Historian Juan Cole (Michigan) has some interesting details and grounded speculations. He also links to this astute analysis; an excerpt:
What we now know about the London-based plot to destroy ten civilian airplanes points to six conclusions.
First, what stopped this plot was law enforcement. Law enforcement. Not a military invasion of Pakistan, Iran, Lebanon, Egypt, or Iraq. Old-fashioned surveillance, development of human sources, putting pieces together, and cooperation with foreign police and intelligence services....
Third, if al Qaeda was involved (allegedly from Pakistan), we can thank the failure of the war in Afghanistan and the cozying up to Musharraf to destroy them.
Fourth, there was no involvement by any American-based “cells,” according to the FBI Director Robert Mueller. As many of us have been saying for nearly five years, and as the 9/11 Commission Report showed, there is virtually no plausible American jihad organization at work, and never has been.
Fifth, the plot again reveals how ill-equipped the U.S. Government has been in anticipating plausible attack scenarios and taking steps to prevent them. Liquid bombs were so hard to figure out? Al Qaeda already tried it. DHS has almost completely missed the threat, just as they are missing the vulnerability of cargo holds and God knows what else. Thomas Kean, the former GOP governor and co-chair of the 9/11 Commission, called this liquid bomb error “appalling” and wondered, on an NBC program four months ago, why no progress had been made. What are the tens of billions being spent on? This is Katrina II.
Sixth, and most important, we must end our involvement in Iraq and sharply refocus our presence in the region. The war president’s approach is not working. It’s a diversion from the real threat. It’s a spur to bitter revenge. It’s a big feedback loop that will endanger us for years, if not decades. Our lives are now at stake because the Bush catastrophe has created thousands of new terrorists....
Reversing America’s colossally destructive series of interventions in the Middle East—a cause, a trigger, a recruitment fountain, and a charity for jihad—will require an entirely different mindset, not just an adjustment or a measured retreat. When America responded, after being prodded, to the tsunami victims in Indonesia early last year, it profoundly changed Indonesians’ views of the United States. New attitudes of support and cooperation suddenly sprang forth. This “natural experiment” should be examined to learn from, possibly to emulate, in the Persian Gulf and elsewhere.
We’re now viewed as destroyers, and destruction is the retort. This is the “new Middle East” that is aborning—one of relentless violence—if we do not end our own relentless violence there. The would-be bombers in London are a reminder of how close it is.

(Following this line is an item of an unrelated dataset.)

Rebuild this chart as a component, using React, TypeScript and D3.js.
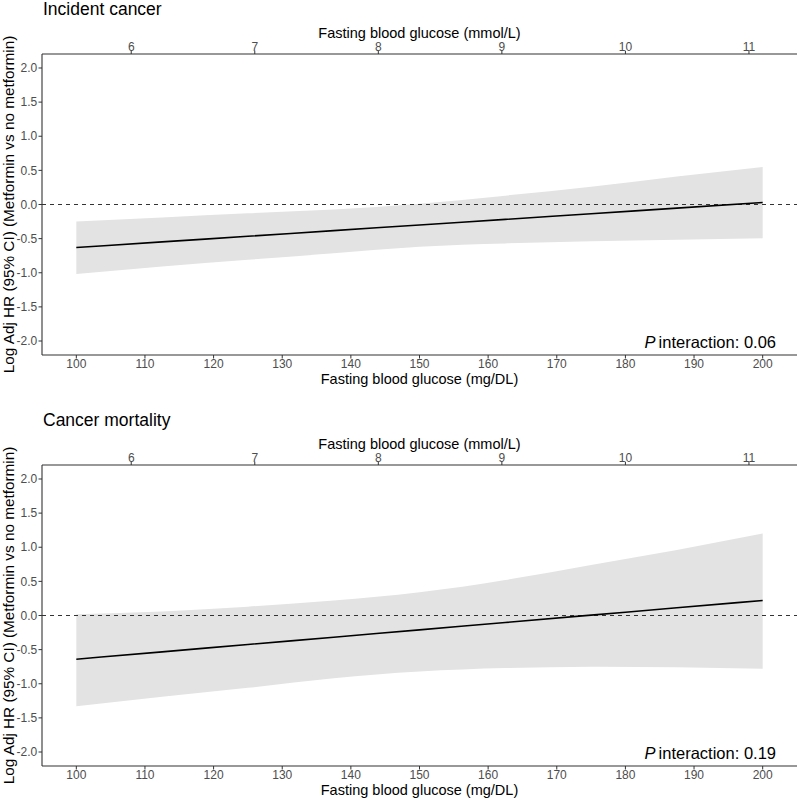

In the U.S., as most readers probably know, there is a ban on all liquids, creams and gels being brought on board airplanes. An exception is made for prescription medications. I would imagine that all would-be mass murderers will simply get a prescription, pour out its contents, and refill with appropriate explosive material. If this simple thought can occur to a simple soul like me, surely it must occur to someone at the FBI or DHS who is supposed to be professionally occupied with preventing mass murder. (But the threat of liquid explosives apparently didn't occur to them...or if it did, they didn't think it worth taking any precautions.) I suppose the next stage will be for all medications on board to be under lock and key during the flight.
This might be an apt time to go out and rent Terry Gilliam's prescient 1985 film Brazil.